Buttressed by its acquisitions, such as Spansion and Broadcom’s IoT division, Cypress is now the top supplier of components for instrument cluster with 40 percent of market share. And now the chipmaker is aiming to earn a leading position in the next-generation body electronics platforms.
But how will Cypress stand out from the rest of the pack in body electronics? Connectivity is going to be a key differentiator. Cypress says that seven out of the top eight automotive OEMs employ the integrated Wi-Fi and Bluetooth solutions that are based on its Traveo automotive MCUs and other PSoCs.
Secure connections at low power
Cypress’ renewed confidence can also be attributed to a major design win.
German powerhouse, Continental AG, the top Tier 1 supplier to the automotive industry, recently picked the Traveo™ II II family of automotive MCUs for body electronics products that include central body control modules, sunroof control units, seat control units, smartphone terminals, and wireless power charging units.
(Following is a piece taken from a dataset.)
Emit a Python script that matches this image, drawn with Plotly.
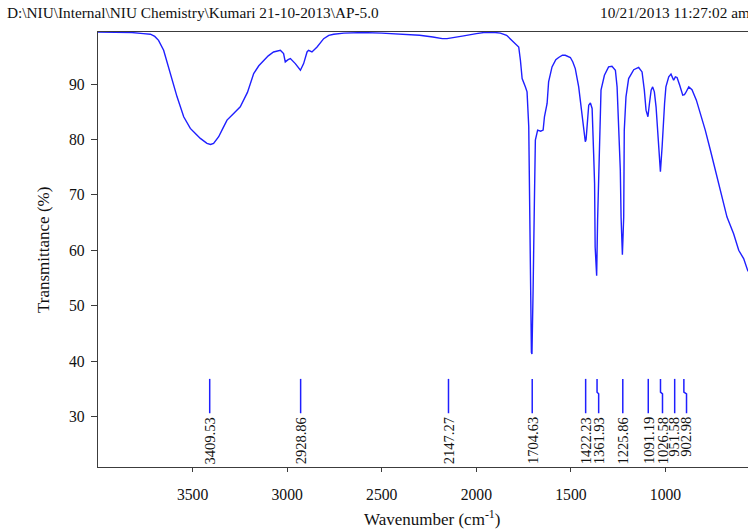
import plotly.graph_objects as go

# ---------------- data ----------------
wavenumber = [4000, 3900, 3820, 3760, 3723, 3700, 3680, 3653, 3618, 3582, 3547, 3512, 3480, 3459,
              3424, 3405, 3389, 3362, 3340, 3318, 3283, 3248, 3210, 3177, 3150, 3125, 3100, 3072,
              3036, 3019, 3010, 2995, 2983, 2957, 2930, 2913, 2895, 2887, 2869, 2842, 2807, 2780,
              2754, 2700, 2600, 2500, 2400, 2300, 2230, 2180, 2155, 2110, 2067, 2000, 1961, 1900,
              1873, 1840, 1803, 1776, 1767, 1758, 1741, 1732, 1723, 1718, 1714, 1709, 1706, 1703,
              1700, 1693, 1688, 1676, 1660, 1647, 1640, 1626, 1618, 1600, 1580, 1565, 1545, 1530,
              1515, 1503, 1490, 1477, 1459, 1445, 1433, 1424, 1420, 1415, 1406, 1397, 1388, 1380,
              1375, 1372, 1366, 1364, 1359, 1348, 1341, 1323, 1301, 1283, 1265, 1256, 1248, 1239,
              1235, 1228, 1221, 1218, 1209, 1195, 1168, 1142, 1124, 1112, 1103, 1093, 1085, 1076,
              1068, 1059, 1050, 1041, 1032, 1027, 1018, 1013, 1005, 998, 983, 971, 964, 957,
              948, 939, 925, 909, 900, 894, 877, 860, 837, 816, 790, 763, 737, 710,
              675, 640, 613, 587, 564]
transmittance = [99.4, 99.4, 99.3, 99.1, 99.0, 98.6, 97.9, 96.1, 91.9, 87.7, 84.1, 82.0, 80.9, 80.2,
                 79.3, 79.1, 79.3, 80.5, 82.0, 83.5, 84.7, 85.9, 88.5, 91.9, 93.3, 94.3, 95.1, 95.8,
                 96.1, 95.5, 94.0, 94.4, 94.6, 93.7, 92.5, 93.7, 95.8, 96.1, 95.8, 96.7, 98.2, 98.8,
                 99.0, 99.2, 99.3, 99.2, 99.0, 98.8, 98.5, 98.2, 98.2, 98.4, 98.7, 99.1, 99.3, 99.3,
                 99.2, 98.8, 97.6, 96.7, 94.3, 91.0, 89.5, 88.6, 82.3, 68.5, 49.8, 41.6, 41.3, 46.0,
                 52.8, 69.1, 79.9, 81.7, 81.5, 81.7, 84.1, 86.5, 90.4, 93.1, 94.4, 94.8, 95.2, 95.2,
                 95.0, 94.8, 94.0, 92.8, 89.5, 85.3, 81.1, 79.6, 80.0, 82.3, 86.2, 86.6, 85.6, 77.5,
                 72.1, 60.6, 55.5, 55.4, 65.5, 79.3, 88.9, 91.6, 93.1, 93.2, 92.5, 89.5, 81.7, 74.5,
                 66.0, 59.2, 66.0, 81.7, 87.7, 91.0, 92.6, 93.0, 92.2, 88.9, 85.3, 84.1, 86.5, 88.9,
                 89.5, 88.6, 85.9, 80.5, 75.1, 74.2, 78.7, 82.3, 86.5, 89.5, 91.3, 91.8, 91.2, 90.7,
                 91.3, 91.2, 89.8, 88.0, 88.1, 88.4, 89.5, 89.0, 87.1, 84.7, 81.7, 78.1, 74.5, 70.3,
                 66.0, 63.0, 60.0, 58.5, 56.2]

peak_positions = [3409.53, 2928.86, 2147.27, 1704.63, 1422.23, 1361.93, 1225.86,
                  1091.19, 1026.58, 951.58, 902.98]
peak_labels = ["3409.53", "2928.86", "2147.27", "1704.63", "1422.23", "1361.93", "1225.86",
               "1091.19", "1026.58", "951.58", "902.98"]

x_tick_values = [3500, 3000, 2500, 2000, 1500, 1000]
y_tick_values = [30, 40, 50, 60, 70, 80, 90]

header_left = "D:\\NIU\\Internal\\NIU Chemistry\\Kumari 21-10-2013\\AP-5.0"
header_right = "10/21/2013 11:27:02 am"
x_title = "Wavenumber (cm<sup>-1</sup>)"
y_title = "Transmittance (%)"

# ---------------- style ----------------
W, H = 748, 529
L, R, T, B = 98, 0, 32, 62
PW, PH = W - L - R, H - T - B
BLUE = "#1f1fff"
FONT = "Liberation Serif"
AXC = "#3c3c3c"
TXT = "#111111"

# label shift (cm-1) of some marker lines to leave room for text
label_shift = {1361.93: -8.5, 1026.58: -10.6, 902.98: -14.0}
line_top, line_mid, line_bot = 36.8, 34.4, 30.6


def paper(px, py):
    return (px - L) / PW, (H - B - py) / PH


fig = go.Figure()
fig.add_trace(go.Scatter(x=wavenumber, y=transmittance, mode="lines",
                         line=dict(color=BLUE, width=1.4), hoverinfo="skip",
                         showlegend=False))

# peak marker lines
for p in peak_positions:
    q = p + label_shift.get(p, 0.0)
    fig.add_trace(go.Scatter(x=[p, p, q, q], y=[line_top, line_mid, line_mid - 0.3, line_bot],
                             mode="lines", line=dict(color=BLUE, width=1.5),
                             hoverinfo="skip", showlegend=False))

annotations = []
for p, lab in zip(peak_positions, peak_labels):
    q = p + label_shift.get(p, 0.0)
    annotations.append(dict(x=q, y=line_bot - 0.35, xref="x", yref="y", text=lab,
                            textangle=-90, showarrow=False, xanchor="center", yanchor="top",
                            font=dict(family=FONT, size=14.5, color=TXT)))

hx, hy = paper(5, 13)
annotations.append(dict(x=hx, y=hy, xref="paper", yref="paper", text=header_left,
                        showarrow=False, xanchor="left", yanchor="middle",
                        font=dict(family=FONT, size=15.3, color=TXT)))
dx, dy = paper(598, 13)
annotations.append(dict(x=dx, y=dy, xref="paper", yref="paper", text=header_right,
                        showarrow=False, xanchor="left", yanchor="middle",
                        font=dict(family=FONT, size=15.3, color=TXT)))
tx, ty = paper(432, 518)
annotations.append(dict(x=tx, y=ty, xref="paper", yref="paper", text=x_title,
                        showarrow=False, xanchor="center", yanchor="middle",
                        font=dict(family=FONT, size=17, color=TXT)))
yx, yy = paper(44, 250)
annotations.append(dict(x=yx, y=yy, xref="paper", yref="paper", text=y_title,
                        showarrow=False, xanchor="center", yanchor="middle", textangle=-90,
                        font=dict(family=FONT, size=17, color=TXT)))

fig.update_layout(
    width=W, height=H,
    margin=dict(l=L, r=R, t=T, b=B, pad=0),
    paper_bgcolor="white", plot_bgcolor="white",
    showlegend=False,
    annotations=annotations,
    xaxis=dict(range=[4000, 564], tickvals=x_tick_values,
               ticktext=[str(v) for v in x_tick_values],
               showgrid=False, zeroline=False, showline=True, linecolor=AXC, linewidth=1.4,
               mirror=True, ticks="outside", ticklen=4, tickwidth=1.2, tickcolor=AXC,
               ticklabelstandoff=9,
               tickfont=dict(family=FONT, size=15.7, color=TXT)),
    yaxis=dict(range=[20.9, 99.4], tickvals=y_tick_values,
               ticktext=[str(v) for v in y_tick_values],
               showgrid=False, zeroline=False, showline=True, linecolor=AXC, linewidth=1.4,
               ticks="outside", ticklen=6, tickwidth=1.2, tickcolor=AXC,
               ticklabelstandoff=3,
               tickfont=dict(family=FONT, size=15.7, color=TXT)),
)

fig.write_html("out.html", config={"displayModeBar": False},
               post_script="document.body.style.margin='0px';document.body.style.padding='0px';")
Connectivity is raising the bar for body electronics, and, according to Cypress, the multicore Traveo II microcontroller, based on ARM® Cortex®-M7 and -M4 cores, handles the connectivity requirements using advanced peripherals that support the CAN-FD, Ethernet and FlexRay communication protocols.
Moreover, to prevent cars from being hacked, a critical demand in the increasingly connected automobile body electronics, the MCUs feature the enhanced Secure Hardware Extension (eSHE) support to safeguard connections to ECUs.
Power is another vital consideration in body electronics and the Traveo MCUs ensure low power consumption with a deep sleep mode. The Traveo II microcontrollers will start sampling in the second half of 2017.